* **Data shown**:
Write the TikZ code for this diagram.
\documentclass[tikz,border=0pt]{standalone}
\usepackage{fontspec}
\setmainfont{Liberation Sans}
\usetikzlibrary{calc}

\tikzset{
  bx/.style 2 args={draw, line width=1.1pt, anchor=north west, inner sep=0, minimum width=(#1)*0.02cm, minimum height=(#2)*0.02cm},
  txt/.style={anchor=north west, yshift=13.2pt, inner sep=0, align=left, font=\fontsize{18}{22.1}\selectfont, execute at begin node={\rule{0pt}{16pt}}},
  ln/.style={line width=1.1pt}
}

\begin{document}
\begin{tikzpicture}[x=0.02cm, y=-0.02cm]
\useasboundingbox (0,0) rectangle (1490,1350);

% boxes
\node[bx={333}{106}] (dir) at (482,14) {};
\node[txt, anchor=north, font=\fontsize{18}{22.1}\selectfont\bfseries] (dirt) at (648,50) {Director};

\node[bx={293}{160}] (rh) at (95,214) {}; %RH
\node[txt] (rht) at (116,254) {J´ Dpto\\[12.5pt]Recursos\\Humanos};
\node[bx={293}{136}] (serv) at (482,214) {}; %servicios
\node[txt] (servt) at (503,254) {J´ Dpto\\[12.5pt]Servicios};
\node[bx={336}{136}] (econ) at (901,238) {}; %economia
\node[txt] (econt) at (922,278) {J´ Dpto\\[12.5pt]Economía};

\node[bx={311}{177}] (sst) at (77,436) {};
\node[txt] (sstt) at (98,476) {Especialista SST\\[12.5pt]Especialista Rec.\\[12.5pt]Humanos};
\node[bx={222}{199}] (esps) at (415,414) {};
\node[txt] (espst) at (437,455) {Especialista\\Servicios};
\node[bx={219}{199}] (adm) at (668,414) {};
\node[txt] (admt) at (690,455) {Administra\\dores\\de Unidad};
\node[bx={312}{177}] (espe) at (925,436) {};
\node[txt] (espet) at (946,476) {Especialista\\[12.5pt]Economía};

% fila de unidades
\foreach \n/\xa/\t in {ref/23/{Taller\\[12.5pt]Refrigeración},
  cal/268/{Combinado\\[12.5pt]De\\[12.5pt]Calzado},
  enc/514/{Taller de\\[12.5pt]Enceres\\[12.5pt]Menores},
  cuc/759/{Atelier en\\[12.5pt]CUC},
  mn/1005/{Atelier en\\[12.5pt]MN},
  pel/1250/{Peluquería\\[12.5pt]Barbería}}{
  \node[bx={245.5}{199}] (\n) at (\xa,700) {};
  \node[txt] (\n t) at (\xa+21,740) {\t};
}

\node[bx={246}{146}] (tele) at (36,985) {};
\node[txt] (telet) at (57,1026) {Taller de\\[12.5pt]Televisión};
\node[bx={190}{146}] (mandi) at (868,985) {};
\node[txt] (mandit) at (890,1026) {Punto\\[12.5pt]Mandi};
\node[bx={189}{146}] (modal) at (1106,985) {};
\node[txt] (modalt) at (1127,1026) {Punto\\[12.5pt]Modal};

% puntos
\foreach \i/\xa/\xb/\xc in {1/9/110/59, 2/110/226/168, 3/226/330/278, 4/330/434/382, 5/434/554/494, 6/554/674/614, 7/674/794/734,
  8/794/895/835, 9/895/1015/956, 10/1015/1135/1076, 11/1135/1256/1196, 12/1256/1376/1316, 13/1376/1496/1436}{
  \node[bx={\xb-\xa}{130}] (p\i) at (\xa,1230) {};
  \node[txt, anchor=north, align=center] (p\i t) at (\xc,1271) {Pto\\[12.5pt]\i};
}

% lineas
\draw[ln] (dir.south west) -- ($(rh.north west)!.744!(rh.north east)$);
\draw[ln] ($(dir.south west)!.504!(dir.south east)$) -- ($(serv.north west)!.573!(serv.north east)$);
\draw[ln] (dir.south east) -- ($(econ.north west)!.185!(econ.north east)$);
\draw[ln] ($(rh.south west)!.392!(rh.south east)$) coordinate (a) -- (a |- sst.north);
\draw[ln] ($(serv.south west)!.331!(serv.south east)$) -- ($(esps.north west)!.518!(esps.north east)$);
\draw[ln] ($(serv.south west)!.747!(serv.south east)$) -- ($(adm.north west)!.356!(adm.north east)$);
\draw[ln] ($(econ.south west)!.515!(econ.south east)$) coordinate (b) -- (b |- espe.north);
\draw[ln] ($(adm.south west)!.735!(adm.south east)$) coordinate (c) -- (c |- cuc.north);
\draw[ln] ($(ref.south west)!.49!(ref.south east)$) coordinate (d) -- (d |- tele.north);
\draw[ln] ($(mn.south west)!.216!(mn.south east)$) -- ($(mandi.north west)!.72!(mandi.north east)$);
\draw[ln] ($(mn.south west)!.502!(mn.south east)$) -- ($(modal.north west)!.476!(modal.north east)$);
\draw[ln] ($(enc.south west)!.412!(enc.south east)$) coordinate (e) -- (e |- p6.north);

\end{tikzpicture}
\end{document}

* **Aim**:
Exactly repeat the lines running from the top of the listing to the line bearing "(espet) at (946,476)", both of those lines included, and only them.

* **Answer to the exercise**:
Write the TikZ code for this diagram.
\documentclass[tikz,border=0pt]{standalone}
\usepackage{fontspec}
\setmainfont{Liberation Sans}
\usetikzlibrary{calc}

\tikzset{
  bx/.style 2 args={draw, line width=1.1pt, anchor=north west, inner sep=0, minimum width=(#1)*0.02cm, minimum height=(#2)*0.02cm},
  txt/.style={anchor=north west, yshift=13.2pt, inner sep=0, align=left, font=\fontsize{18}{22.1}\selectfont, execute at begin node={\rule{0pt}{16pt}}},
  ln/.style={line width=1.1pt}
}

\begin{document}
\begin{tikzpicture}[x=0.02cm, y=-0.02cm]
\useasboundingbox (0,0) rectangle (1490,1350);

% boxes
\node[bx={333}{106}] (dir) at (482,14) {};
\node[txt, anchor=north, font=\fontsize{18}{22.1}\selectfont\bfseries] (dirt) at (648,50) {Director};

\node[bx={293}{160}] (rh) at (95,214) {}; %RH
\node[txt] (rht) at (116,254) {J´ Dpto\\[12.5pt]Recursos\\Humanos};
\node[bx={293}{136}] (serv) at (482,214) {}; %servicios
\node[txt] (servt) at (503,254) {J´ Dpto\\[12.5pt]Servicios};
\node[bx={336}{136}] (econ) at (901,238) {}; %economia
\node[txt] (econt) at (922,278) {J´ Dpto\\[12.5pt]Economía};

\node[bx={311}{177}] (sst) at (77,436) {};
\node[txt] (sstt) at (98,476) {Especialista SST\\[12.5pt]Especialista Rec.\\[12.5pt]Humanos};
\node[bx={222}{199}] (esps) at (415,414) {};
\node[txt] (espst) at (437,455) {Especialista\\Servicios};
\node[bx={219}{199}] (adm) at (668,414) {};
\node[txt] (admt) at (690,455) {Administra\\dores\\de Unidad};
\node[bx={312}{177}] (espe) at (925,436) {};
\node[txt] (espet) at (946,476) {Especialista\\[12.5pt]Economía};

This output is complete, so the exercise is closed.